Pygmalion

Trivia quiz: who was the first person to win both an Oscar and a Nobel Prize? George Bernard Shaw, who won an Oscar for his screenplay adapting his own play, Pygmalion (Bob Dylan has since joined his company, winning both awards). The film was released in 1938, but has pretty much been eclipsed by the musical adaptation, My Fair Lady. Woody Allen had a joke in his routine that he was working on removing the music and lyrics from My Fair Lady and turning it back into Pygmalion.

The fellow of the title was a mythical sculptor who created a statue of his ideal woman, who was then brought to life. Shaw's idea was to make the sculptor a professor of phonetics, Henry Higgins, who is fascinated by the idea of taking a common flower girl, Eliza Doolittle, whom he refers to frequently as a "guttersnipe," and teaching her how to speak like a fancy Englishwoman. He makes a bet with his friend Colonel Pickering, and Eliza, tempted by the possibility of leading a better life, agrees.

Of course Shaw had a lot up his sleeve. The classes here are often reversed--Higgins is a beast, who doesn't care about Eliza except as an experiment. He eventually realizes he can't live without her, but Shaw, in his preface to the play, reveals that Eliza will end up with Freddy Eynsford-Hill, a bit of a twit, but who really loves her.

This adaptation was directed by Anthony Asquith and Leslie Howard, who also plays Higgins. It changed the play around a bit, but Howard is the perfect Higgins, a snob who has no emotional center at all--he is kept human by Pickering (a terrific Scott Sutherland) and his mother, the equally delightful Marie Lohr.

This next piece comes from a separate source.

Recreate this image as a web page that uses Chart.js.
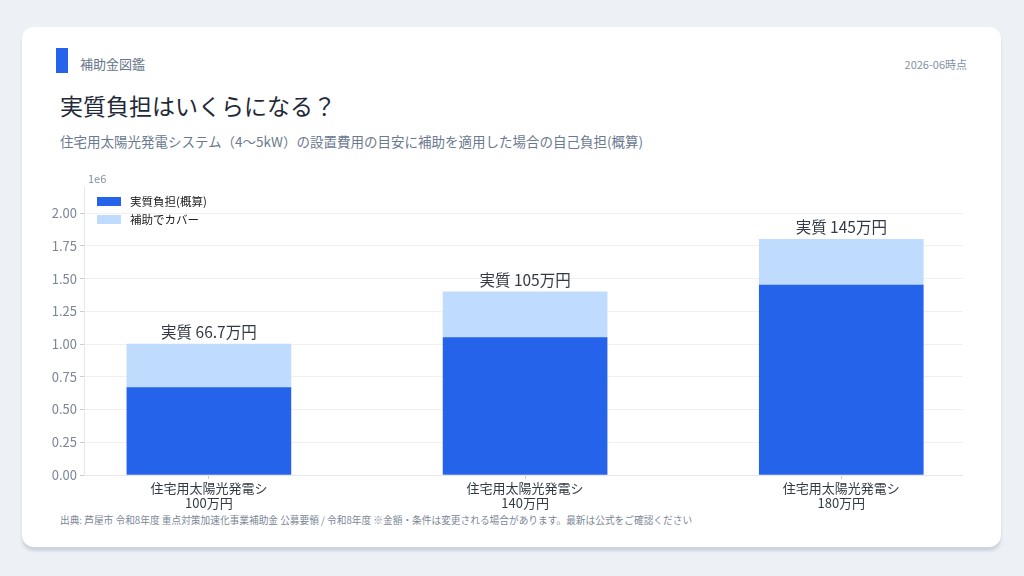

Wendy Hiller, who had played Eliza on stage, plays her here as well, and she is sensational. Audrey Hepburn has imprinted the role in many of our minds, but Hiller gives her a less glamorous and more gritty edge. As her father, the redoubtable Alfred P. Doolittle, Wilfrid Lawson knocks the ball out of park in both his scenes. He, a rather uncouth dustman, has been rendered respectable by Higgins joking to a colleague that he was the most moral man in London. The result is that Doolittle has been thrust into society, and has to marry his common-law wife. It is if he is being sent to the gallows.

Shaw didn't like the pairing of Hiller and Howard at the end, and he was right--there's no reason for Hiller to have turned down Freddy (played by David Tree). It smacks of Stockholm Syndome. Still, Pygmalion is a delightful film with lots of wit and verve.